On the other hand, suppose that $\det(A)>0$ then if $E$ is an elementary matrix (corresponding to a row operation) then define $\varphi(t)=((1-t)I+tE)A$ for $0\leq t \leq 1$. It is continuous and its image is in $GL_n(\mathbb{R})$ if $((1-t)I+tE)$ is always invertible. This is for true if E is a multiplication by a positive scalar or if it is an addition of one row to another, but not true for multiplication by a negative scalar, or switching rows.

Show that if $\det(A)>0$ then you can use such elementary matrices to go from $A$ to $I.$

This shows that your $H$ is just all the matrices with positive determinant.

Answer 2

${\rm GL}_n({\bf R})$ has at least two connected components. It is disconnected by the continuous function $f: {\rm GL}_n({\bf R})\rightarrow \{-1, 1\}$ defined by $f(T) = \det(T)/|\det(T)|$. Since ${\rm GL}_n({\bf R})$ is a manifold, it is locally path connected. Therefore, it path components coincide with its connected component.

You can find a detailed proof that the matrices of positive determinant are connected in Lee, J., {\it Introduction to Smooth Manfolds}, on page 236. This requires a little exercise in the analysis of the Graham-Schmidt orthonormalization procedure to produce a path connecting any matrix with positive determinant to the identity.

Switching the first two rows of a matrix defines a homeomorphism of the general linear group onto itself. It maps the matrices of positive determinant homeomorphically onto those of negative determinant. Therefore we have exactly two connected components.

Answer 3

Here's another proof.

Since $Gl = GL_n(\mathbb{R})$ is an open subset of $\mathbb{R}^{n^2}$, it is naturally a smooth manifold. Hence, the path components are the same as the components of it. Further, since multiplication and inverses can be written as polynomials in the entries of the matrix, these operations are continuous (smooth in fact).

$H$ is clearly the path component of $Gl$, by the above, it's actually a component in the usual sense.

Now, fix $h\in H$ and consider the map $L_h:Gl\rightarrow Gl$ sending $A$ to $hA$. This is continuous by the above, so it sends components to components. Where does it send $H$? Well, since $I\in H$, we see that $L_h I = hI = h$, so $L_h$ sends one point in $H$ to another point in $H$. It follows that $L_h$ sends all of $H$ into itself.
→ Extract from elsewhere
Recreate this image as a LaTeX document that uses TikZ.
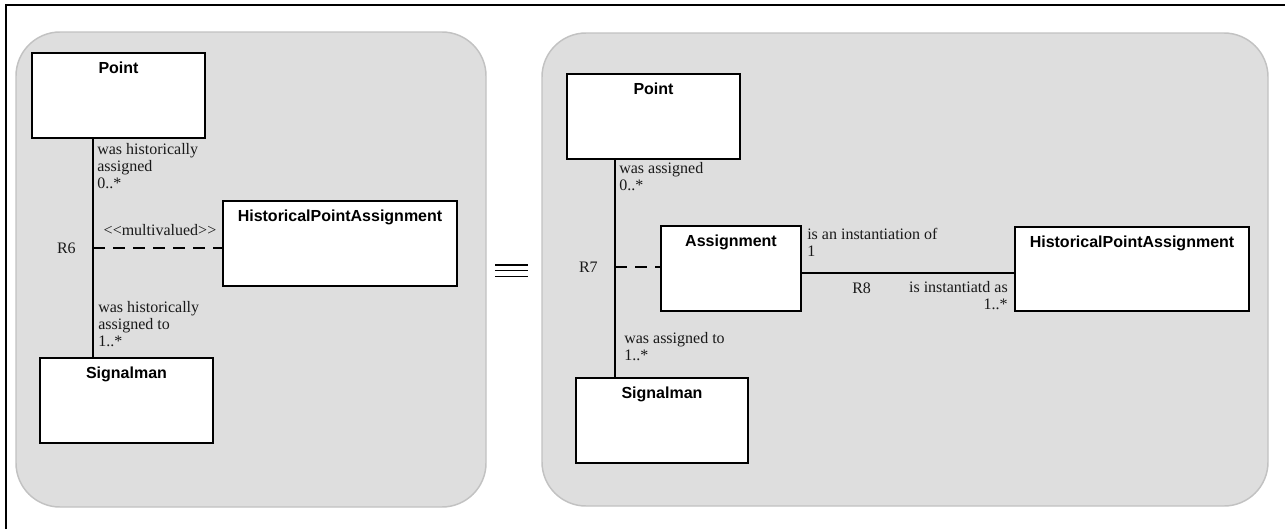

This shows that $H$ is closed under multiplication.

What about inverses?

Well, first note that $L_h$ is a homeomorphism because it has inverse $L_h^{-1} = L_{h^{-1}}$. This shows that the ONLY component it sends onto $H$ is $H$. Let $X$ be the component of $Gl$ containing $h^{-1}$. Then we know $L(X) \subseteq H$ since $h^{-1}\in X$ and $L_h h^{-1} = hh^{-1} = Id\in H$. This implies that $X = H$, i.e., that $h^{-1}\in H$. So, $H$ is closed under inverses.

We have now shown that $H$ is a subgroup - now we need only show it's normal.

So, let $\in Gl$. Consider the map $C_g:Gl\rightarrow Gl$ sending $A$ to $hAh^{-1}$. As above, this map is continuous. So, it sends components to components. Where does it send $H$? Well, $I\in H$ and $C_g(I) = gIg^{-1} = I$, so it sends $H$ to $H$, that is, $C_g(H)\subseteq H$. But $C_g(H) = gHg^{-1}$, so $H$ is normal.

(Incidentally, what I really proved is the following: Let $G$ be any Lie group. Let $G_0$ be the identity path component of $G$. Then $G_0$ is a normal subgroup of $G$. More generally, if $G$ is a topological group such that components and path components agree, this works. I'm not sure whether or not $G$ is a topological group implies the components and path components agree, though).